EXERCISE PROMPT
All of the data below should be written out exactly.

[Part of a data file]

## begin

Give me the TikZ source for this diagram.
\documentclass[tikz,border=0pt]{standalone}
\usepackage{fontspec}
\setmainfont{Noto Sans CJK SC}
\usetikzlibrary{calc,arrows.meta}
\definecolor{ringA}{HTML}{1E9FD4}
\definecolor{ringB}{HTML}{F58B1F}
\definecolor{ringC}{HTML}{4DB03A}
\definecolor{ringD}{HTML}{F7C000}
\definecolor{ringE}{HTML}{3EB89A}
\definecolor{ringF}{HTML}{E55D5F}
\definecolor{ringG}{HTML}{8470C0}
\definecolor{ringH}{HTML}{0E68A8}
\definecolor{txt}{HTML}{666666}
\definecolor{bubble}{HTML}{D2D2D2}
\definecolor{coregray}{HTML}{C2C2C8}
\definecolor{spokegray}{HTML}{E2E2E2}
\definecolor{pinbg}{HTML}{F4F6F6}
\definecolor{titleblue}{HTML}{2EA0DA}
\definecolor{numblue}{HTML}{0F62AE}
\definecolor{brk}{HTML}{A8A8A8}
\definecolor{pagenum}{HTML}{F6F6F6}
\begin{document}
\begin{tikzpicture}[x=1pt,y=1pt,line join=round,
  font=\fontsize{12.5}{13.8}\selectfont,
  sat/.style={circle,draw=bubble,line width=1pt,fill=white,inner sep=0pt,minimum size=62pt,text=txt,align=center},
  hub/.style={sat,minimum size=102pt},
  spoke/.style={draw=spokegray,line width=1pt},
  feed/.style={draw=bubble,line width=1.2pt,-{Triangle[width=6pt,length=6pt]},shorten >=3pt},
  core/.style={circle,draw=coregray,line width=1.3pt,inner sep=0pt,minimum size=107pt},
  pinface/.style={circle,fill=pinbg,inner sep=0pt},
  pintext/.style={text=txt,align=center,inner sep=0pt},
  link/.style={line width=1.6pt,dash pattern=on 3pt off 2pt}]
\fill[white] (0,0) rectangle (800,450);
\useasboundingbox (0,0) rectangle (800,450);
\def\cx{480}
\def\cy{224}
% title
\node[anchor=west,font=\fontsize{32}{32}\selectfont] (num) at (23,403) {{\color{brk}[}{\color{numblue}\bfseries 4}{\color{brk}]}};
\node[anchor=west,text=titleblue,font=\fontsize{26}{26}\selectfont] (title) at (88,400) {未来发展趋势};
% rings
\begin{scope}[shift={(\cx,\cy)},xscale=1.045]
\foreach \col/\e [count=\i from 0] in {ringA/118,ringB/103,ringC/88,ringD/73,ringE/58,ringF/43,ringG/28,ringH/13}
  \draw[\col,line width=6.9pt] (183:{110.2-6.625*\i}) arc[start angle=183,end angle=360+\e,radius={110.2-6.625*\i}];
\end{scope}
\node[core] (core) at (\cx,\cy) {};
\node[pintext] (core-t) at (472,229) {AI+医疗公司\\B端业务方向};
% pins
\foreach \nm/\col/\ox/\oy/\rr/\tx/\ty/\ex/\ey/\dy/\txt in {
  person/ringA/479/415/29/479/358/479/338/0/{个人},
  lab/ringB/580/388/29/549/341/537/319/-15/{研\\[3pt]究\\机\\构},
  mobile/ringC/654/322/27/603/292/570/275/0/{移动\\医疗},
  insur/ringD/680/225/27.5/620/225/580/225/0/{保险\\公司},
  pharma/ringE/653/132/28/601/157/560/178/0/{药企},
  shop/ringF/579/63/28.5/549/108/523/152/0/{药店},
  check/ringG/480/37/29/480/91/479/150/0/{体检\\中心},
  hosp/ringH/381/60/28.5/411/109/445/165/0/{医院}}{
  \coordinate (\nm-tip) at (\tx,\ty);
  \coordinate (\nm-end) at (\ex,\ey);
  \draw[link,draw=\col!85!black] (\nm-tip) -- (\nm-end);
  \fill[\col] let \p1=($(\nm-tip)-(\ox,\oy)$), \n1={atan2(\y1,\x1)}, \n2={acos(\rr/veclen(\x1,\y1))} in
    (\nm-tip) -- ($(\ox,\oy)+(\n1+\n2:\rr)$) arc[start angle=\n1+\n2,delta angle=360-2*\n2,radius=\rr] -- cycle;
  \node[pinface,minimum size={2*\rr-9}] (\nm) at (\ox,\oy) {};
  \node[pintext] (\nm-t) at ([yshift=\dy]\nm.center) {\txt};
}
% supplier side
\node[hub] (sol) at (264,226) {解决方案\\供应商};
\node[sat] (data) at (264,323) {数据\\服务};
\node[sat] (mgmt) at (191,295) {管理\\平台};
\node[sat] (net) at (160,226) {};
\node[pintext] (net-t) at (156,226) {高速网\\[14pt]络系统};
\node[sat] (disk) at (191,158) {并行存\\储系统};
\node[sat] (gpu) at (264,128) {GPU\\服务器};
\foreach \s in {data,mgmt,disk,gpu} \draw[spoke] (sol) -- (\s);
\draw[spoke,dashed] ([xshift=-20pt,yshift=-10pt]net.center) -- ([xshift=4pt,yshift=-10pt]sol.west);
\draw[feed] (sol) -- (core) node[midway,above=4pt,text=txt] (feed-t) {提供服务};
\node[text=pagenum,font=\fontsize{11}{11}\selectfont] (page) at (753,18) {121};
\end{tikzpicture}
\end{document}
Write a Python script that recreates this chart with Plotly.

## end

EXPECTED ANSWER
Give me the TikZ source for this diagram.
\documentclass[tikz,border=0pt]{standalone}
\usepackage{fontspec}
\setmainfont{Noto Sans CJK SC}
\usetikzlibrary{calc,arrows.meta}
\definecolor{ringA}{HTML}{1E9FD4}
\definecolor{ringB}{HTML}{F58B1F}
\definecolor{ringC}{HTML}{4DB03A}
\definecolor{ringD}{HTML}{F7C000}
\definecolor{ringE}{HTML}{3EB89A}
\definecolor{ringF}{HTML}{E55D5F}
\definecolor{ringG}{HTML}{8470C0}
\definecolor{ringH}{HTML}{0E68A8}
\definecolor{txt}{HTML}{666666}
\definecolor{bubble}{HTML}{D2D2D2}
\definecolor{coregray}{HTML}{C2C2C8}
\definecolor{spokegray}{HTML}{E2E2E2}
\definecolor{pinbg}{HTML}{F4F6F6}
\definecolor{titleblue}{HTML}{2EA0DA}
\definecolor{numblue}{HTML}{0F62AE}
\definecolor{brk}{HTML}{A8A8A8}
\definecolor{pagenum}{HTML}{F6F6F6}
\begin{document}
\begin{tikzpicture}[x=1pt,y=1pt,line join=round,
  font=\fontsize{12.5}{13.8}\selectfont,
  sat/.style={circle,draw=bubble,line width=1pt,fill=white,inner sep=0pt,minimum size=62pt,text=txt,align=center},
  hub/.style={sat,minimum size=102pt},
  spoke/.style={draw=spokegray,line width=1pt},
  feed/.style={draw=bubble,line width=1.2pt,-{Triangle[width=6pt,length=6pt]},shorten >=3pt},
  core/.style={circle,draw=coregray,line width=1.3pt,inner sep=0pt,minimum size=107pt},
  pinface/.style={circle,fill=pinbg,inner sep=0pt},
  pintext/.style={text=txt,align=center,inner sep=0pt},
  link/.style={line width=1.6pt,dash pattern=on 3pt off 2pt}]
\fill[white] (0,0) rectangle (800,450);
\useasboundingbox (0,0) rectangle (800,450);
\def\cx{480}
\def\cy{224}
% title
\node[anchor=west,font=\fontsize{32}{32}\selectfont] (num) at (23,403) {{\color{brk}[}{\color{numblue}\bfseries 4}{\color{brk}]}};
\node[anchor=west,text=titleblue,font=\fontsize{26}{26}\selectfont] (title) at (88,400) {未来发展趋势};
% rings
\begin{scope}[shift={(\cx,\cy)},xscale=1.045]
\foreach \col/\e [count=\i from 0] in {ringA/118,ringB/103,ringC/88,ringD/73,ringE/58,ringF/43,ringG/28,ringH/13}
  \draw[\col,line width=6.9pt] (183:{110.2-6.625*\i}) arc[start angle=183,end angle=360+\e,radius={110.2-6.625*\i}];
\end{scope}
\node[core] (core) at (\cx,\cy) {};
\node[pintext] (core-t) at (472,229) {AI+医疗公司\\B端业务方向};
% pins
\foreach \nm/\col/\ox/\oy/\rr/\tx/\ty/\ex/\ey/\dy/\txt in {
  person/ringA/479/415/29/479/358/479/338/0/{个人},
  lab/ringB/580/388/29/549/341/537/319/-15/{研\\[3pt]究\\机\\构},
  mobile/ringC/654/322/27/603/292/570/275/0/{移动\\医疗},
  insur/ringD/680/225/27.5/620/225/580/225/0/{保险\\公司},
  pharma/ringE/653/132/28/601/157/560/178/0/{药企},
  shop/ringF/579/63/28.5/549/108/523/152/0/{药店},
  check/ringG/480/37/29/480/91/479/150/0/{体检\\中心},
  hosp/ringH/381/60/28.5/411/109/445/165/0/{医院}}{
  \coordinate (\nm-tip) at (\tx,\ty);
  \coordinate (\nm-end) at (\ex,\ey);
  \draw[link,draw=\col!85!black] (\nm-tip) -- (\nm-end);
  \fill[\col] let \p1=($(\nm-tip)-(\ox,\oy)$), \n1={atan2(\y1,\x1)}, \n2={acos(\rr/veclen(\x1,\y1))} in
    (\nm-tip) -- ($(\ox,\oy)+(\n1+\n2:\rr)$) arc[start angle=\n1+\n2,delta angle=360-2*\n2,radius=\rr] -- cycle;
  \node[pinface,minimum size={2*\rr-9}] (\nm) at (\ox,\oy) {};
  \node[pintext] (\nm-t) at ([yshift=\dy]\nm.center) {\txt};
}
% supplier side
\node[hub] (sol) at (264,226) {解决方案\\供应商};
\node[sat] (data) at (264,323) {数据\\服务};
\node[sat] (mgmt) at (191,295) {管理\\平台};
\node[sat] (net) at (160,226) {};
\node[pintext] (net-t) at (156,226) {高速网\\[14pt]络系统};
\node[sat] (disk) at (191,158) {并行存\\储系统};
\node[sat] (gpu) at (264,128) {GPU\\服务器};
\foreach \s in {data,mgmt,disk,gpu} \draw[spoke] (sol) -- (\s);
\draw[spoke,dashed] ([xshift=-20pt,yshift=-10pt]net.center) -- ([xshift=4pt,yshift=-10pt]sol.west);
\draw[feed] (sol) -- (core) node[midway,above=4pt,text=txt] (feed-t) {提供服务};
\node[text=pagenum,font=\fontsize{11}{11}\selectfont] (page) at (753,18) {121};
\end{tikzpicture}
\end{document}
Write a Python script that recreates this chart with Plotly.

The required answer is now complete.